И в этот момент в дверях появился Данила.

Он стоял в проёме в пижаме, с растрёпанными волосами и полусонными глазами, в которых, несмотря на сонливость, была внимательность, которой Мила от него не ожидала. Он не сказал ни слова, не задал ни одного вопроса – просто медленно, с осторожной нерешительностью, подошёл и обнял её.

Он обнял её неуверенно, неловко, с той осторожностью, с какой прикасается человек, не умеющий выражать чувства через прикосновения, но стремящийся быть рядом. Мила почувствовала, как лёгкая дрожь его рук передаётся и ей, едва ощутимая, но пронзительно точная. Тепло его ладоней медленно проникало сквозь ткань, и кожа на её спине отозвалась лёгкими мурашками, от которых всё тело слегка напряглось и замерло в ожидании чего—то важного и неизбежного.

В этом хрупком движении было столько подлинной ясности и простоты, что у неё перехватило дыхание. Когда он осторожно прижался лбом к её плечу, она ощутила, как дыхание Данилы, тёплое и неритмичное, касается её кожи, будто подтверждая реальность момента. И именно тогда Мила ясно почувствовала: он всё понял без слов, интуитивно, телом, всем собой.

Он не знал, что именно с ней происходит, но знал точно – ей сейчас плохо, и он хочет быть рядом.

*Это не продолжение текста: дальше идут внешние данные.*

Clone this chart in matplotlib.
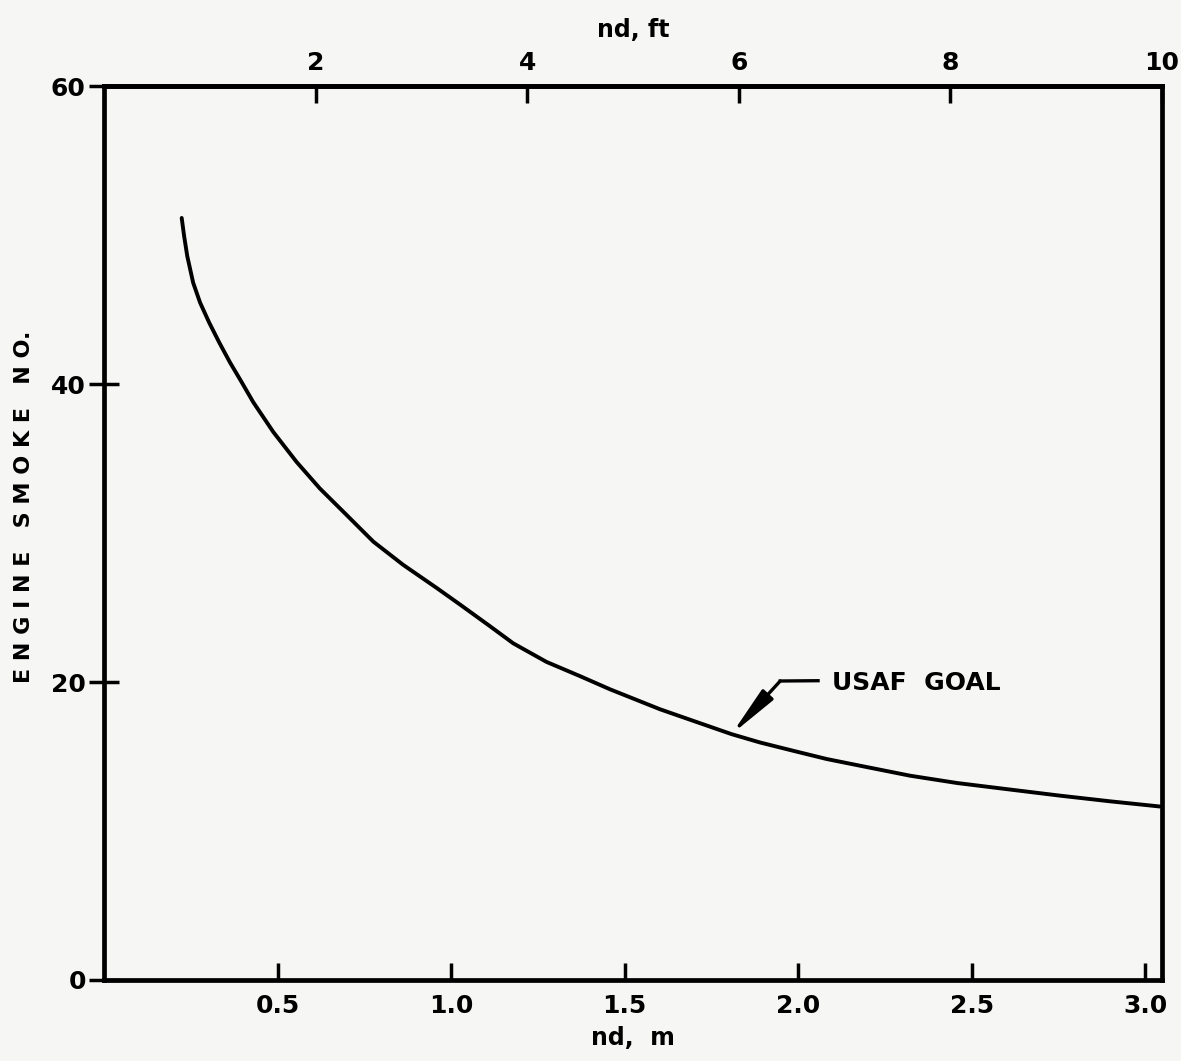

Она не отстранилась. Не сделала резкого вдоха. Просто позволила себе обмякнуть – впервые. Его ладони были прохладными, руки – немного дрожали. Это объятие не грело, не лечило. Но оно было правдой. Единственной, которая сейчас могла что—то значить.

И вот в этой темноте, под лампочкой, которую она даже не включала, рядом с ним – растерянным, сонным, но по—настоящему присутствующим, – Мила вдруг поняла, что обратного пути больше нет: он уже обнял её, впустил в своё хрупкое внутреннее пространство, выбрал, пусть неосознанно, но безоговорочно, а она в ответ приняла эту связь – не как временную, а как ту, из которой не выходят.

Они не произнесли ни слова – только молчали, деля между собой тишину и дыхание, как самое важное. В этом молчании слились два тела, две усталости, два ранения, пережитые по—разному, но ощутимые одинаково – живые, уязвимые, и всё ещё способные держать друг друга.

Глубоко выдохнув, она опустила подбородок ему на макушку, чуть крепче обняла в ответ – и в этом движении впервые за долгое время почувствовала, что держит не только его.

Она ощущала, как в этом простом объятии обретает точку опоры не только для него, но и для самой себя – словно через него, через его тёплое, искреннее прикосновение, ей удавалось удерживать собственное равновесие, которое казалось давно потерянным.

Глава 3

Прошло три месяца. Весна за окном не казалась праздничной – обычная городская весна, с грязными остатками снега в тени домов, с потёками на стеклах маршруток, с вечно разбухшими от влаги стенами подъездов.

Но внутри квартиры, в которой теперь жили двое, весна ощущалась по—другому. Не ярко, не свежо, не воздушно – просто по—другому. Потому что ритм жизни изменился. Потому что просыпаешься – и ты не один.

Мила никогда не считала себя хозяйкой пространства. Квартира была удобной, тёплой, но чужой – как гостиница, в которой живёшь слишком долго. Теперь всё изменилось. Вещи обрели вес. Звуки – привычность. Утро начиналось не с будильника, а с чужого дыхания за стеной, с шороха носков по линолеуму, с хлопка дверцы холодильника, которую Данила так и не научился закрывать до щелчка.

Она вставала раньше, варила овсянку, наливала чай, настраивала себя на день как на поход – неспешно, но с внутренней стойкостью. Без героизма, но и без капризов. Примерно так, как работают врачи в районных поликлиниках: знают, что ничего великого не произойдёт, но делают всё, как надо.